Quote Originally Posted by BeeBop View Post
Agree, but for me the GBP is the final resting place for the money: independent school fees, hopefully university fees, and most probably a house all to be paid out for in the UK. I think we are lucky (at the moment) with the benefit of a USD income stream - on the right side of timing.

Also happy for the current USD/NZD exchange rate too, makes a bit of a change from around six years ago!
My preference is holding USD in these turbulent times. Can't say much about the GBP as it's been relatively flat to the NZD for the past 5 years, though there's more potential for the GBP to plummet over Brexit.

School fees? What's wrong with public schools?
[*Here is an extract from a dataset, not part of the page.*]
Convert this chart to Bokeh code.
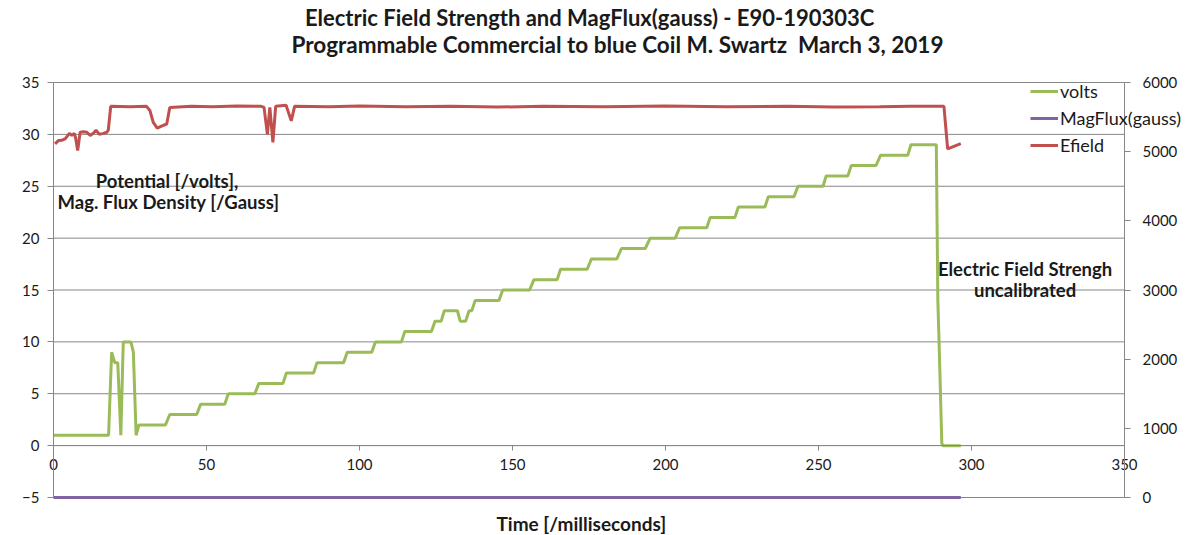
from bokeh.plotting import figure
from bokeh.models import (Range1d, LinearAxis, Label, Legend, LegendItem,
                          FixedTicker, Grid)
from bokeh.embed import file_html
from bokeh.resources import INLINE

# ---- data -------------------------------------------------------------
x_ticks = [0, 50, 100, 150, 200, 250, 300, 350]
left_ticks = [-5, 0, 5, 10, 15, 20, 25, 30, 35]
right_ticks = [0, 1000, 2000, 3000, 4000, 5000, 6000]

# applied potential (volts), left axis
volts_t = [0, 18, 19, 20, 21, 22, 22.8, 25.3, 26.1, 27, 27.9, 36.6, 38, 46.8,
           48.1, 56, 57.1, 65.8, 67.1, 75, 76.1, 85, 86.1, 94.8, 96, 104,
           105.2, 113.7, 114.8, 123.5, 124.7, 126.7, 127.7, 132, 132.9, 134.7,
           135.8, 136.7, 137.8, 145.6, 146.8, 155.6, 157, 164.6, 165.7, 174.4,
           175.8, 184.1, 185.6, 193.4, 195, 203.2, 204.6, 213.5, 214.6, 222.7,
           223.8, 232.5, 233.6, 242, 243.3, 251.5, 252.5, 259.6, 260.7, 268.8,
           270.3, 279.2, 280.2, 288.5, 289.0, 289.4, 290.3, 290.7, 296.5]
volts = [1, 1, 9, 8, 8, 1, 10, 10, 9, 1, 2, 2, 3, 3,
         4, 4, 5, 5, 6, 6, 7, 7, 8, 8, 9, 9,
         10, 10, 11, 11, 12, 12, 13, 13, 12, 12,
         13, 13, 14, 14, 15, 15, 16, 16, 17, 17,
         18, 18, 19, 19, 20, 20, 21, 21, 22, 22,
         23, 23, 24, 24, 25, 25, 26, 26, 27, 27,
         28, 28, 29, 29, 14, 10, 0.2, 0, 0]

# magnetic flux density (gauss), right axis
mag_t = [0, 50, 100, 150, 200, 250, 296.5]
magflux = [0, 0, 0, 0, 0, 0, 0]

# electric field strength (uncalibrated), right axis
efield_t = [0.5, 1.6, 2.7, 3.8, 5.2, 6.0, 6.8, 7.2, 7.9, 8.7, 9.8, 10.9, 12.0,
            13.0, 13.9, 15.0, 16.3, 17.4, 17.9, 18.7, 25, 30.4, 31.5, 32.6,
            33.9, 35.3, 37.0, 38.0, 45, 52, 60, 67.9, 68.8, 69.9, 70.7, 71.7,
            72.6, 76.0, 77.7, 78.8, 90, 100, 115, 130, 145, 160, 180, 200,
            220, 240, 255, 270, 280, 291.0, 292.2, 296.5]
efield = [5112, 5160, 5165, 5184, 5265, 5235, 5265, 5205, 5015, 5280, 5288,
          5280, 5235, 5265, 5310, 5250, 5265, 5280, 5310, 5655, 5650, 5655,
          5595, 5424, 5340, 5370, 5400, 5640, 5655, 5650, 5660, 5655, 5640,
          5250, 5640, 5134, 5655, 5670, 5445, 5655, 5650, 5660, 5648, 5655,
          5645, 5655, 5650, 5660, 5650, 5655, 5645, 5650, 5655, 5655, 5040,
          5115]

# ---- figure -------------------------------------------------------------
# The frame covers the whole canvas; axes sit at fixed data positions so
# that the titles, legend and tick labels all live inside it.
FONT = "Lato"
GRID = "#878787"
TXT = "#1a1a1a"
W, H = 1201, 535
PX_L, PX_R, PX_T, PX_B = 53, 1124, 82, 497   # where the chart body sits

xs = 350 / (PX_R - PX_L)
ys = 40 / (PX_B - PX_T)
rs = 6000 / (PX_B - PX_T)

p = figure(width=W, height=H, output_backend="svg", toolbar_location=None,
           x_range=Range1d(-PX_L * xs, 350 + (W - PX_R) * xs),
           y_range=Range1d(-5 - (H - PX_B) * ys, 35 + PX_T * ys),
           x_axis_location=None, y_axis_location=None,
           min_border=0, min_border_left=0, min_border_right=0,
           min_border_top=0, min_border_bottom=0)
p.outline_line_color = None
p.background_fill_color = "white"
p.border_fill_color = "white"
p.extra_y_ranges = {"right": Range1d(-(H - PX_B) * rs, 6000 + PX_T * rs)}
for g in p.select(type=Grid):
    g.visible = False

# horizontal gridlines at the left-axis ticks, spanning the chart body
p.segment(x0=[0] * len(left_ticks), x1=[350] * len(left_ticks),
          y0=left_ticks, y1=left_ticks, line_color=GRID, line_width=1)

def style_axis(ax):
    ax.axis_line_color = GRID
    ax.major_tick_line_color = GRID
    ax.minor_tick_line_color = None
    ax.major_tick_in = 0
    ax.major_tick_out = 6
    ax.major_label_text_font = FONT
    ax.major_label_text_font_size = "15px"
    ax.major_label_text_color = TXT

xaxis = LinearAxis(fixed_location=0, bounds=(0, 350),
                   ticker=FixedTicker(ticks=x_ticks))
style_axis(xaxis)
xaxis.major_tick_out = 5
xaxis.major_label_standoff = 8
p.add_layout(xaxis, "below")

yaxis = LinearAxis(fixed_location=0, bounds=(-5, 35),
                   ticker=FixedTicker(ticks=left_ticks))
style_axis(yaxis)
yaxis.major_label_standoff = 8
p.add_layout(yaxis, "left")

raxis = LinearAxis(fixed_location=350, bounds=(0, 6000), y_range_name="right",
                   ticker=FixedTicker(ticks=right_ticks))
style_axis(raxis)
raxis.major_label_standoff = 12
p.add_layout(raxis, "right")

r_v = p.line(volts_t, volts, line_color="#9BBB59", line_width=3)
r_m = p.line(mag_t, magflux, line_color="#8064A2", line_width=3,
             y_range_name="right")
r_e = p.line(efield_t, efield, line_color="#C0504D", line_width=3,
             y_range_name="right")

legend = Legend(items=[LegendItem(label="volts", renderers=[r_v]),
                       LegendItem(label="MagFlux(gauss)", renderers=[r_m]),
                       LegendItem(label="Efield", renderers=[r_e])],
                location=(1030, H - 156), orientation="vertical",
                glyph_width=28, glyph_height=20, label_height=20,
                label_standoff=2, spacing=5, padding=0, margin=0,
                border_line_alpha=0, background_fill_alpha=0,
                label_text_font=FONT, label_text_font_size="18px",
                label_text_color=TXT)
p.add_layout(legend)

def note(x, y, text, size="18.5px"):
    p.add_layout(Label(x=x, y=y, text=text, text_align="center",
                       text_baseline="middle", text_font=FONT,
                       text_font_size=size, text_color=TXT,
                       text_font_style="bold"))

note(175.2, 41.25, "Electric Field Strength and MagFlux(gauss) - E90-190303C", "22px")
note(184.3, 38.7, "Programmable Commercial to blue Coil M. Swartz\u00a0\u00a0March 3, 2019", "22.5px")
note(37.1, 25.5, "Potential [/volts],")
note(37.6, 23.5, "Mag. Flux Density [/Gauss]")
note(317.5, 17.03, "Electric Field Strengh")
note(317.5, 15.0, "uncalibrated")
note(172.5, -7.52, "Time [/milliseconds]", "19px")

open("out.html", "w").write(file_html(p, INLINE))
The NZD is weak to the USD because the NZ economy isn't doing well and potentially we could see under $0.50 in the next 2 - 5 years. How does this translate to the person that has lots of USD or GBP cash? Well you may benefit on the exchange rate but you realise that you do live in NZ and everything you consume and do will go up in price. Inflation is tied to NZ's currency because we simply can't produce everything and since most imported products are based in USD, the retailers are forced to raise prices, and thus inflation becomes a problem.

On the grand scheme, NZ residents won't be doing as well as overseas residents like in N. America. We are plagued with over-regulations, FMA, FIF, AML, etc. The only charm NZ has left is investing in real estate, where the gains can be tax free. But for most places around the world, the principle residence is tax free.